— What this task involves —
Without the pictures, please reproduce only the lines from the one with "Convert this chart to Apache ECharts code." through the one with "160, 180, 200];", both included.

─── Exercise data

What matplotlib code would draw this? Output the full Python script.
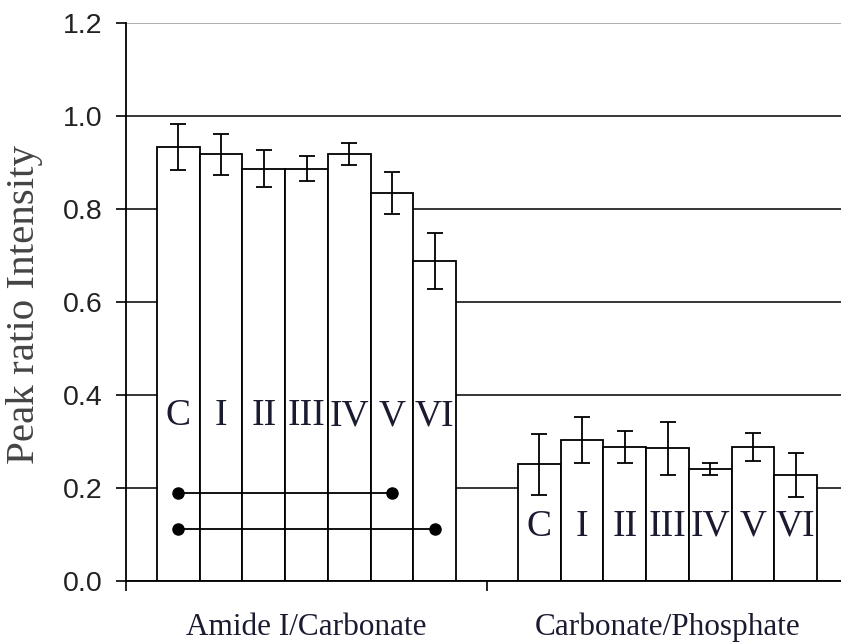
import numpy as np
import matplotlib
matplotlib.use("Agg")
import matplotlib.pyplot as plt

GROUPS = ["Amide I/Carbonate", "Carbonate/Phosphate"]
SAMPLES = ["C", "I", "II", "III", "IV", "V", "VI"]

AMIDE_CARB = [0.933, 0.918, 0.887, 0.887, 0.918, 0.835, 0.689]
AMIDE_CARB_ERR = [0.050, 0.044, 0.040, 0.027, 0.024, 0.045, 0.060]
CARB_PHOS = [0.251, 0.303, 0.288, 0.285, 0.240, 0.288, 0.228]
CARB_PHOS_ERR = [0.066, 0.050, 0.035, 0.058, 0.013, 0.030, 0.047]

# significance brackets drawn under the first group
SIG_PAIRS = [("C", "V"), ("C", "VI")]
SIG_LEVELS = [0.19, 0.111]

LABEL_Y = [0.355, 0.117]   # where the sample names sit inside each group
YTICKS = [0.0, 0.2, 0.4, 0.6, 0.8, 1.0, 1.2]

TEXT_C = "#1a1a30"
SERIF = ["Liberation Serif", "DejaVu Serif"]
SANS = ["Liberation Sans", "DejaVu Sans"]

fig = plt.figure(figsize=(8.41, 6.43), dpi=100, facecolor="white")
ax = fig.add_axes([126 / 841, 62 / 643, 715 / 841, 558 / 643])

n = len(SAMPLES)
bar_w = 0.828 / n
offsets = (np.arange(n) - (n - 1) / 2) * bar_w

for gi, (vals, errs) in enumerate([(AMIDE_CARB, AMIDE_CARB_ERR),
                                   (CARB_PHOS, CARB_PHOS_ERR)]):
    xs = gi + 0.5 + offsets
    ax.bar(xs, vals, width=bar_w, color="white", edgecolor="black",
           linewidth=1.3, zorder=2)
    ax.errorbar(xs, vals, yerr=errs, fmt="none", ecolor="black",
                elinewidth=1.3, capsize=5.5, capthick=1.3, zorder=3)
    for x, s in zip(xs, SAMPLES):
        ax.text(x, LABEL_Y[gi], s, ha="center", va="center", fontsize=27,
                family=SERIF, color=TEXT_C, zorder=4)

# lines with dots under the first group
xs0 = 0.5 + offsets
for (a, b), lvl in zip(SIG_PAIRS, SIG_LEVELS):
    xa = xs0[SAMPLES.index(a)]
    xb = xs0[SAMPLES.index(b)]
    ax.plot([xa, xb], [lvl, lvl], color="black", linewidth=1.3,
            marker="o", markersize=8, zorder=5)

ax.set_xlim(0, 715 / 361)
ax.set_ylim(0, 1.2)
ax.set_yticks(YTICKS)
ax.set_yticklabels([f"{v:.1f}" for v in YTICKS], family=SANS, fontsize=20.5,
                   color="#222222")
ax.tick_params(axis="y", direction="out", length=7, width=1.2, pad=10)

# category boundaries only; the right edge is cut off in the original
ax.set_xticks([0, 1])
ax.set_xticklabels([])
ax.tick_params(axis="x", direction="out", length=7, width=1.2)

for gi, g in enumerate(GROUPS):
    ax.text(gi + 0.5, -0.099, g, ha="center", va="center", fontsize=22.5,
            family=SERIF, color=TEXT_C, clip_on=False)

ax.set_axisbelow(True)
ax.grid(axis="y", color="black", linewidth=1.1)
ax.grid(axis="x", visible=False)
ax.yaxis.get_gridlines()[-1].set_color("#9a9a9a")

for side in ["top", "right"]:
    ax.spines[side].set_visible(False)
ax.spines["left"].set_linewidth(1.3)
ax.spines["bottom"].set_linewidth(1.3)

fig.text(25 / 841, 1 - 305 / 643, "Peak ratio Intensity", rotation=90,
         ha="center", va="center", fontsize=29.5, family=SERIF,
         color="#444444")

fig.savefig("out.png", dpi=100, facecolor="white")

──────
─── Exercise data

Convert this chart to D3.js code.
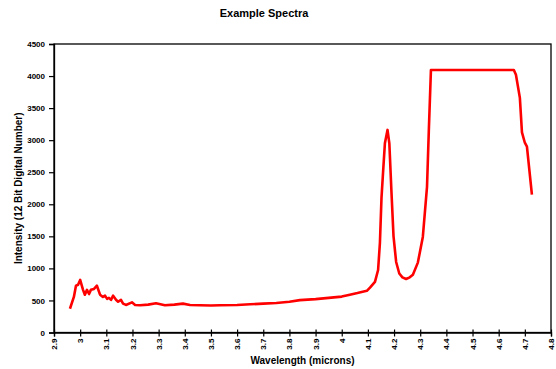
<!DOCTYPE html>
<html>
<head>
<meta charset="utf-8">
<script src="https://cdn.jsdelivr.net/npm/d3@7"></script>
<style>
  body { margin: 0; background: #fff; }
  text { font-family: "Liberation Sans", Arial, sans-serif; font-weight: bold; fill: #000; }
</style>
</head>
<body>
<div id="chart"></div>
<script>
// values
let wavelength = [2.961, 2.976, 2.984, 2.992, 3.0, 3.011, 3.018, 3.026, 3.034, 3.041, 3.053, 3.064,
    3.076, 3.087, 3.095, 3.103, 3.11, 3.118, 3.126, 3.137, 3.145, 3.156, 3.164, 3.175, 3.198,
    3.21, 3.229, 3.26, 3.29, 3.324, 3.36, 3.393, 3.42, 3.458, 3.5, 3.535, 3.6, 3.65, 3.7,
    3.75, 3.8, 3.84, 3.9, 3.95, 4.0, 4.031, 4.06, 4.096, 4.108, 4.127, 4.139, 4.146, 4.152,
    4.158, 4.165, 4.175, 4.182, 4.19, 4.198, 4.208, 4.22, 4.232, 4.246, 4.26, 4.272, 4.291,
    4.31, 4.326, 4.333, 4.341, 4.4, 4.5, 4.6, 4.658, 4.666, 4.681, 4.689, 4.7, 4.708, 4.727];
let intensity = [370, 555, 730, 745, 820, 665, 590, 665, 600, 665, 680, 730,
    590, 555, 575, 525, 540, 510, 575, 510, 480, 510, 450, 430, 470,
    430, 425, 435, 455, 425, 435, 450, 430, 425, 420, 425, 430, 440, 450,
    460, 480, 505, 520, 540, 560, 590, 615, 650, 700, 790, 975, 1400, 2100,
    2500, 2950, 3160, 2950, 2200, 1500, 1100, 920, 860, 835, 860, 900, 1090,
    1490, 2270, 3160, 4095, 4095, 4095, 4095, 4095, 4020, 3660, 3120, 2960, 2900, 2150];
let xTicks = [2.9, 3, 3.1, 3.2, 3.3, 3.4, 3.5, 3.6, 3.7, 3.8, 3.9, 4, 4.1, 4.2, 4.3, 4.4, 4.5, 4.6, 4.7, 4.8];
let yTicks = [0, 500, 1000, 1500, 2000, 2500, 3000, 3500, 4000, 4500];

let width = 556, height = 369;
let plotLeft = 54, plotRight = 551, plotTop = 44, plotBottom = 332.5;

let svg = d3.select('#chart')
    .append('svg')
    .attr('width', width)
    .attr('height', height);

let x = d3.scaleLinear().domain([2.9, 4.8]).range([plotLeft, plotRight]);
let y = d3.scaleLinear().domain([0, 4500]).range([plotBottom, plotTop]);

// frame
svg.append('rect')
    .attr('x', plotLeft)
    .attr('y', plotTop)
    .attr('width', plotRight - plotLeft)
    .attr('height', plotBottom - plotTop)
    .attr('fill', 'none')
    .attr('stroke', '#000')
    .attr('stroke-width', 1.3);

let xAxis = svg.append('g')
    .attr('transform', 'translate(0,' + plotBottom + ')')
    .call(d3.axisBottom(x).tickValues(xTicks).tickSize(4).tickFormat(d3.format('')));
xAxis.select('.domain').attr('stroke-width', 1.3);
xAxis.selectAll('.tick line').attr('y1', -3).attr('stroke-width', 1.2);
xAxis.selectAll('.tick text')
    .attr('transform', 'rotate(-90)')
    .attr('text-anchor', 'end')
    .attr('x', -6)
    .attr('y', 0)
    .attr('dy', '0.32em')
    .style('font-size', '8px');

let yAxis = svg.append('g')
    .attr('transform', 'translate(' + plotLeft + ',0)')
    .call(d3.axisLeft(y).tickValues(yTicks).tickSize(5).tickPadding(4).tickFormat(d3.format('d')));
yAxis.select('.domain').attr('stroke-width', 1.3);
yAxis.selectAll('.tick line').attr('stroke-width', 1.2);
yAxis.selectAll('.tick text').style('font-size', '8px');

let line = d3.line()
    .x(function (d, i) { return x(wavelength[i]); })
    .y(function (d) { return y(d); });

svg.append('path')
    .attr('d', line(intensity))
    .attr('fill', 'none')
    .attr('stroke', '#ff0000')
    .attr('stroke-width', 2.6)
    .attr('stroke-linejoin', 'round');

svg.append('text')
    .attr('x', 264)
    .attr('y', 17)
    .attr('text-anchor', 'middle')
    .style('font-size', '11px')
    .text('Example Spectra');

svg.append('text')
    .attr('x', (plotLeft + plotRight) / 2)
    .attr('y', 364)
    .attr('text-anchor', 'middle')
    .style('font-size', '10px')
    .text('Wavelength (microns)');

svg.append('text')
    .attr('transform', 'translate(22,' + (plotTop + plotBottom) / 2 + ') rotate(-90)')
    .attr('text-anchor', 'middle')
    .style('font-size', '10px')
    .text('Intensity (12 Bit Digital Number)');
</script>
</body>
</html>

──────
─── Exercise data

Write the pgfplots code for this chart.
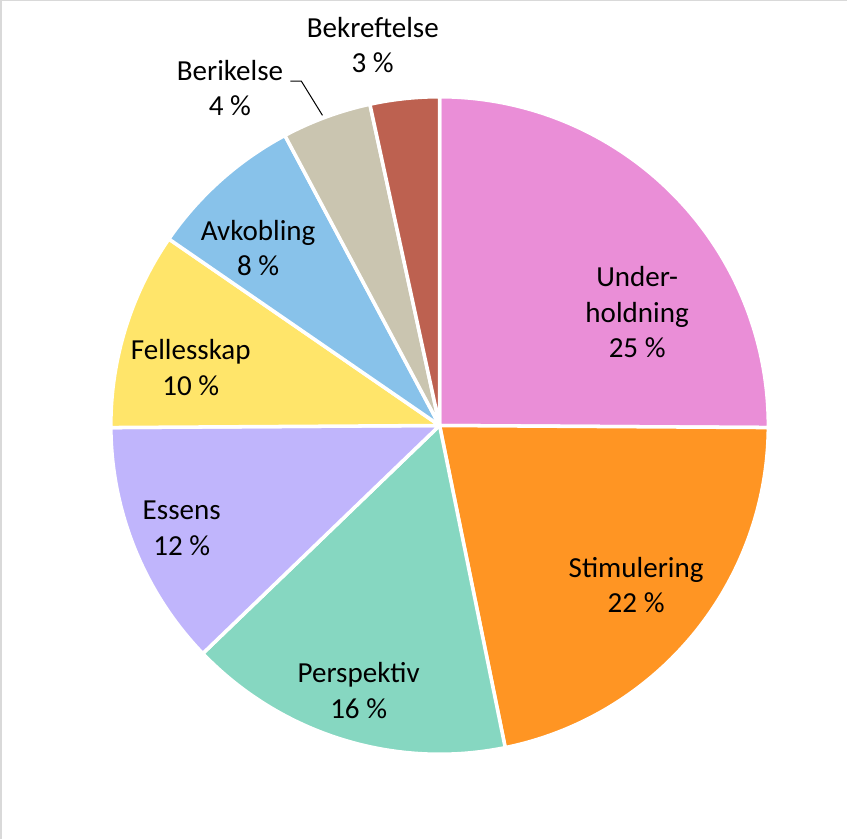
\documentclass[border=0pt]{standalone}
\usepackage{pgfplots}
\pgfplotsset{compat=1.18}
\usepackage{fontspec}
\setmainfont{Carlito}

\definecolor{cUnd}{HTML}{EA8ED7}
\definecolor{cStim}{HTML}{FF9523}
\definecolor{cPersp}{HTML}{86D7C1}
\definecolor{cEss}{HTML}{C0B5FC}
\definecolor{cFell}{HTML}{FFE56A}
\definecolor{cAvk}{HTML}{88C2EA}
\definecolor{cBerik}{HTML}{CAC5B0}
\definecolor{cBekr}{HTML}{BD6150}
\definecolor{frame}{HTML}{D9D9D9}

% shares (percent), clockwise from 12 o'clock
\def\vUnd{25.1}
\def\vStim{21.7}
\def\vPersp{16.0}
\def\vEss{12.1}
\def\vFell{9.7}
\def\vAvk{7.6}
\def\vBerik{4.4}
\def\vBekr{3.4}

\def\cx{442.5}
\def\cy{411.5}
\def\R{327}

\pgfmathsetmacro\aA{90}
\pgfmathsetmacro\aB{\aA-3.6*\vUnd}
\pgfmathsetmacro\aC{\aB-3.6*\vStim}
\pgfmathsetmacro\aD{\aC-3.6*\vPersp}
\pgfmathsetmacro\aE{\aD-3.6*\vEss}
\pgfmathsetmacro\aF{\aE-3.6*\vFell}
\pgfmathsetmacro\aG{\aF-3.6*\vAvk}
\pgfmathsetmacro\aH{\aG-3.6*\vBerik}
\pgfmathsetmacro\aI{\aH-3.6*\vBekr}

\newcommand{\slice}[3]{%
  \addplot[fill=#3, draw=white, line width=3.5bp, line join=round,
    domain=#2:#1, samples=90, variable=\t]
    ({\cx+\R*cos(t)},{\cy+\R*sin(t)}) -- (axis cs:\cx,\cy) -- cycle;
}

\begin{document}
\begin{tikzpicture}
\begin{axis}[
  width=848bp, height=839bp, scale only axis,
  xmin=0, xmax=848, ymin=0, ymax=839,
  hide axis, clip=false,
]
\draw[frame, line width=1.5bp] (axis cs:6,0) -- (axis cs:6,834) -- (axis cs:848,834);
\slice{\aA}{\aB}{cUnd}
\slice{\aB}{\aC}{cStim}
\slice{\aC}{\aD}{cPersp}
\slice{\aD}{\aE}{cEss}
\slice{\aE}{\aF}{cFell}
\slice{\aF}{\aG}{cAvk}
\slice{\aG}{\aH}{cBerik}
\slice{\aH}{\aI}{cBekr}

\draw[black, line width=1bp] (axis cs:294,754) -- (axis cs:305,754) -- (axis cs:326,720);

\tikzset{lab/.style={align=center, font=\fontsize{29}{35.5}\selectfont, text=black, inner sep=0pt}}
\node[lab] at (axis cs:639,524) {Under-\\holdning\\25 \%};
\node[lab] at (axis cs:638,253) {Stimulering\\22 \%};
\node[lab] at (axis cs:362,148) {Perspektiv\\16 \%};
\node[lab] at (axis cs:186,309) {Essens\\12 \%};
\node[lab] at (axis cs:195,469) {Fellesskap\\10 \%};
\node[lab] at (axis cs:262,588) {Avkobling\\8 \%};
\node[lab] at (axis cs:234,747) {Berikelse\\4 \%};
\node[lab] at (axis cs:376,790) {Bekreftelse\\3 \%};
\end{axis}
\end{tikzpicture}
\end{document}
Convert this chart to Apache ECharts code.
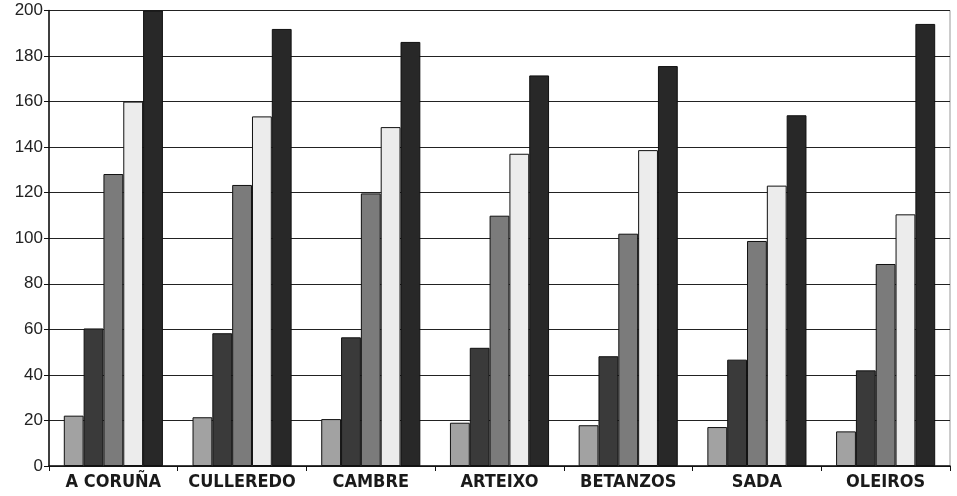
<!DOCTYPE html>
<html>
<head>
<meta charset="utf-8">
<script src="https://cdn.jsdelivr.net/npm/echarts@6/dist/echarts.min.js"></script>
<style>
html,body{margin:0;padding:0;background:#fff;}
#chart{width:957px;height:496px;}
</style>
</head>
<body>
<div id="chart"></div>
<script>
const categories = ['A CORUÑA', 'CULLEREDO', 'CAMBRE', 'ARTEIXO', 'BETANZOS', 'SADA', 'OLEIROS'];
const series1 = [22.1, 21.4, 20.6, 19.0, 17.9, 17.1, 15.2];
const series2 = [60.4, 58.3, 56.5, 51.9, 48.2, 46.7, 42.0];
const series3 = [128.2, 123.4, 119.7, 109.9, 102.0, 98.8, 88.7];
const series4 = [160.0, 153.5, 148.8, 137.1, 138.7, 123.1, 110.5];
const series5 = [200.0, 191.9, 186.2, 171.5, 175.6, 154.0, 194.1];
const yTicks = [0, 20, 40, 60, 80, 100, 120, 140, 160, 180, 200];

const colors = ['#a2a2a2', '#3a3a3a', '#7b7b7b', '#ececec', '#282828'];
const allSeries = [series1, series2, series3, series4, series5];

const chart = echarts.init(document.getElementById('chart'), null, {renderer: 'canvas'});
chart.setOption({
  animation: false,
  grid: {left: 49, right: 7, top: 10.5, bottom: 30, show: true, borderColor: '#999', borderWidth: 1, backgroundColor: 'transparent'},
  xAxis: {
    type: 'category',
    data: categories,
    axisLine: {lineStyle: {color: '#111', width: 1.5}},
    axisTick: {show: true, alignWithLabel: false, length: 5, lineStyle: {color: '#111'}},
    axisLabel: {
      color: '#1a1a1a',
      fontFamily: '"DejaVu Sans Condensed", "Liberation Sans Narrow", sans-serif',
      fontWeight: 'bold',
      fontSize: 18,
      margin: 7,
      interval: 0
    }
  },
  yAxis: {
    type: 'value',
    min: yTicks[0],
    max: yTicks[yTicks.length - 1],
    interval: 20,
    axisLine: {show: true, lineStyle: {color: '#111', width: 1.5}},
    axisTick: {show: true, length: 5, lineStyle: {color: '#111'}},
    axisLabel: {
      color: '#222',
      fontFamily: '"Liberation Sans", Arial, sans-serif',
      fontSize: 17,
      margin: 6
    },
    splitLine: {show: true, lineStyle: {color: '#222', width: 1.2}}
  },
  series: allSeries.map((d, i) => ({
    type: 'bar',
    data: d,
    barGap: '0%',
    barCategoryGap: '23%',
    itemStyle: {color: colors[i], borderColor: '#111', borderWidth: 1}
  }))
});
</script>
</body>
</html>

──────

— The completed task —
Convert this chart to Apache ECharts code.
<!DOCTYPE html>
<html>
<head>
<meta charset="utf-8">
<script src="https://cdn.jsdelivr.net/npm/echarts@6/dist/echarts.min.js"></script>
<style>
html,body{margin:0;padding:0;background:#fff;}
#chart{width:957px;height:496px;}
</style>
</head>
<body>
<div id="chart"></div>
<script>
const categories = ['A CORUÑA', 'CULLEREDO', 'CAMBRE', 'ARTEIXO', 'BETANZOS', 'SADA', 'OLEIROS'];
const series1 = [22.1, 21.4, 20.6, 19.0, 17.9, 17.1, 15.2];
const series2 = [60.4, 58.3, 56.5, 51.9, 48.2, 46.7, 42.0];
const series3 = [128.2, 123.4, 119.7, 109.9, 102.0, 98.8, 88.7];
const series4 = [160.0, 153.5, 148.8, 137.1, 138.7, 123.1, 110.5];
const series5 = [200.0, 191.9, 186.2, 171.5, 175.6, 154.0, 194.1];
const yTicks = [0, 20, 40, 60, 80, 100, 120, 140, 160, 180, 200];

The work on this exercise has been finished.